In this lab you design and implement that pipeline end-to-end. You will:

Build a medallion architecture (Bronze → Silver → Gold) for hotel booking data
Write parameterized, reusable notebook tasks that can be orchestrated by a Lakeflow Job
Add error handling so individual tasks can fail gracefully and signal their status to downstream tasks
Configure a Lakeflow Job with task dependencies, retry policies, and notifications
Explore conditional task flows (If/else branching) for routing based on data quality results

🤖 Use Genie Code throughout this lab

You are expected and encouraged to use the Genie Code for every exercise. Use it to get suggestions, explain errors, generate boilerplate, and explore APIs.

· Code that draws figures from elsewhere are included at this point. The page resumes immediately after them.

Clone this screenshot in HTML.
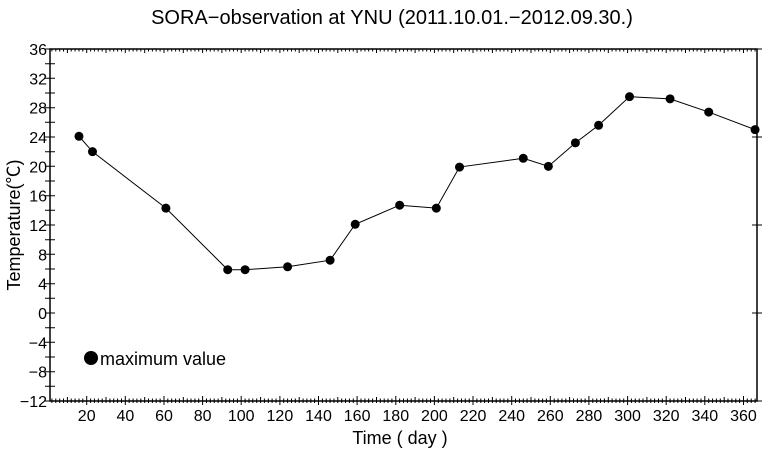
<!DOCTYPE html>
<html><head><meta charset="utf-8"><style>
body{margin:0;background:#fff;}
svg{display:block;font-family:"Liberation Sans","Noto Sans CJK JP",sans-serif;}
</style></head><body>
<svg id="c" width="783" height="450">
<text x="392" y="24" font-size="20" text-anchor="middle">SORA−observation at YNU (2011.10.01.−2012.09.30.)</text>
<text x="400" y="444" font-size="18" text-anchor="middle">Time ( day )</text>
<text transform="translate(20,225) rotate(-90)" font-size="18" text-anchor="middle">Temperature(℃)</text>
<g id="g"></g>
<circle cx="91" cy="358" r="7" fill="#000"/>
<text x="100" y="365" font-size="18">maximum value</text>
</svg>
<script>
const days=[16,23,61,93,102,124,146,159,182,201,213,246,259,273,285,301,322,342,366];
const temps=[24.1,22.0,14.3,5.9,5.9,6.3,7.2,12.1,14.7,14.3,19.9,21.1,20.0,23.2,25.6,29.5,29.2,27.4,25.0];
const xTicks=[20,40,60,80,100,120,140,160,180,200,220,240,260,280,300,320,340,360];
const yTicks=[36,32,28,24,20,16,12,8,4,0,-4,-8,-12];
const L=50,R=757,T=49,B=401,X0=1,X1=367,Y0=-12,Y1=36;
const sx=d=>L+(d-X0)*(R-L)/(X1-X0);
const sy=v=>B-(v-Y0)*(B-T)/(Y1-Y0);
const NS="http://www.w3.org/2000/svg",g=document.getElementById('g');
function mk(t,a){const e=document.createElementNS(NS,t);for(const k in a)e.setAttribute(k,a[k]);g.appendChild(e);return e;}
let p='';
for(let d=2;d<=X1;d+=2){const x=sx(d).toFixed(1);const m=d%20===0?5:(d%10===0?4:2.5);p+=`M${x} ${B-m}V${B+ (d%20===0?4:2)}M${x} ${T}V${T+ (d%10===0?4:2.5)}`;}
for(let v=Y0;v<=Y1;v+=2){const y=sy(v).toFixed(1);p+=`M${L-5} ${y}H${L+5}`;}
for(let v=Y0;v<=Y1;v+=12){const y=sy(v).toFixed(1);p+=`M${R-5} ${y}H${R+5}`;}
const tk=mk('path',{d:p,stroke:'#000','stroke-width':1,fill:'none'});


const fr=mk('rect',{x:L,y:T,width:R-L,height:B-T,fill:'none',stroke:'#000','stroke-width':1.5});


xTicks.forEach(d=>{const t=mk('text',{x:sx(d),y:B+20,'font-size':16,'text-anchor':'middle'});t.textContent=d;

});
yTicks.forEach(v=>{const t=mk('text',{x:L-3,y:sy(v)+6,'font-size':16,'text-anchor':'end'});t.textContent=v<0?'−'+(-v):v;

});
const ln=mk('polyline',{points:days.map((d,i)=>sx(d)+','+sy(temps[i])).join(' '),fill:'none',stroke:'#000','stroke-width':1});


days.forEach((d,i)=>{const c=mk('circle',{cx:sx(d),cy:sy(temps[i]),r:4.5,fill:'#000'});

});
</script>
</body></html>
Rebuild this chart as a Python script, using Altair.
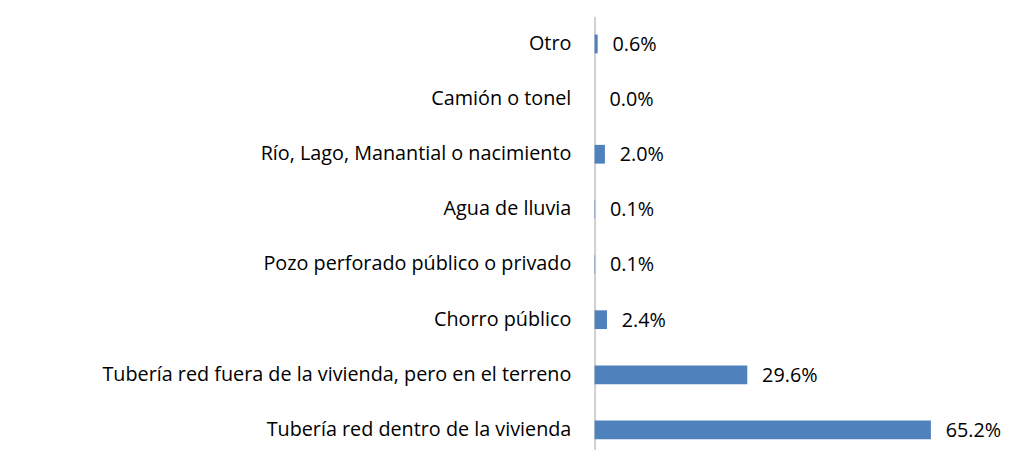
import altair as alt
import pandas as pd

categories = [
    "Otro",
    "Camión o tonel",
    "Río, Lago, Manantial o nacimiento",
    "Agua de lluvia",
    "Pozo perforado público o privado",
    "Chorro público",
    "Tubería red fuera de la vivienda, pero en el terreno",
    "Tubería red dentro de la vivienda",
]
values = [0.6, 0.0, 2.0, 0.1, 0.1, 2.4, 29.6, 65.2]

df = pd.DataFrame({"cat": categories, "val": values})
df["label"] = [f"{v:.1f}%" for v in values]

FONT = "Open Sans"

y = alt.Y(
    "cat:N",
    sort=categories,
    title=None,
    scale=alt.Scale(paddingInner=0.66, paddingOuter=0.33),
    axis=alt.Axis(
        ticks=False,
        labelPadding=24,
        labelFont=FONT,
        labelFontSize=20,
        labelColor="#000000",
        labelLimit=600,
        domainColor="#d0d0d0",
        domainWidth=2,
    ),
)
x = alt.X(
    "val:Q",
    scale=alt.Scale(domain=[0, 70], nice=False),
    axis=None,
)

bars = alt.Chart(df).mark_bar(color="#4F81BD").encode(x=x, y=y)
text = alt.Chart(df).mark_text(
    align="left", baseline="middle", dx=15, dy=1, font=FONT, fontSize=20, color="#000000"
).encode(x=x, y=y, text="label:N")

chart = (
    alt.layer(bars, text)
    .properties(
        width=365,
        height=446,
        background="white",
        autosize=alt.AutoSizeParams(type="none"),
        padding={"left": 593, "top": 6, "right": 60, "bottom": 0},
    )
    .configure_view(strokeWidth=0, stroke=None)
)

chart.save("out.html", embed_options={"renderer": "svg", "actions": False})
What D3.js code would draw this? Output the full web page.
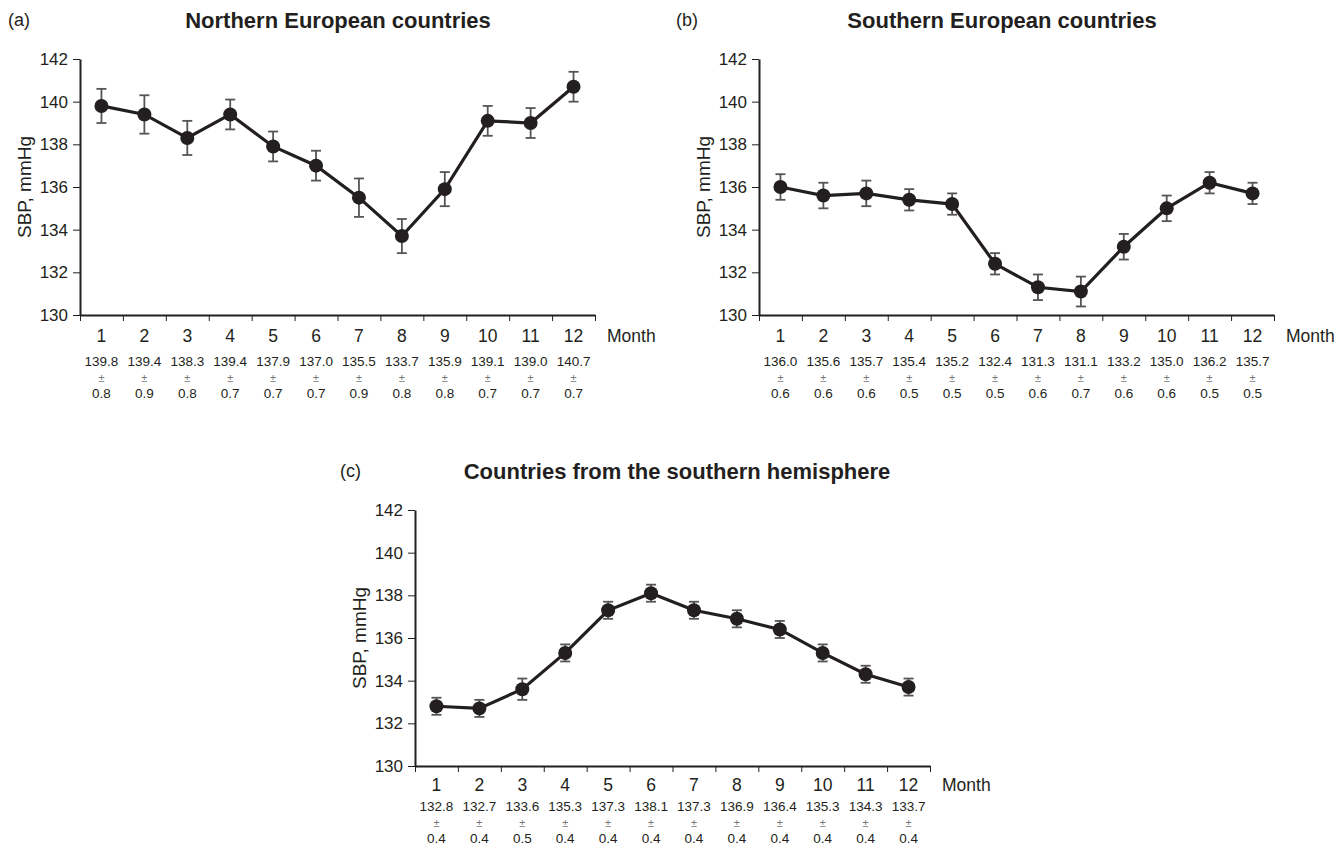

To open Genie Code, select the assistant-icon on the right side of any notebook cell, or use the keyboard shortcut.

Example prompt: “Help me write a PySpark statement that deduplicates a DataFrame on the booking_id column and filters out rows where rate_per_night is less than or equal to zero.”

Prerequisites

An Azure Databricks Premium workspace provisioned using Lab 00: Set up your Azure Databricks environment.
You have permission to create catalogs and schemas in Unity Catalog.
Basic familiarity with PySpark and Spark SQL.

Part 1: Notebook exercises (medallion architecture + error handling + parameters)

Import the notebook

In your Databricks workspace, click Workspace in the left sidebar.
Navigate to or create a folder where you want to store the lab.
Click the ⋮ (kebab menu) or right-click the folder, then select Import.
Choose URL, enter the following URL, and click Import: https://raw.githubusercontent.com/MicrosoftLearning/DP-750T00-Implement-Data-Engineering-Solutions-using-Azure-Databricks/refs/heads/main/Allfiles/10-design-implement-data-pipelines.ipynb
Open the imported notebook and, in the compute selector at the top, choose Serverless compute.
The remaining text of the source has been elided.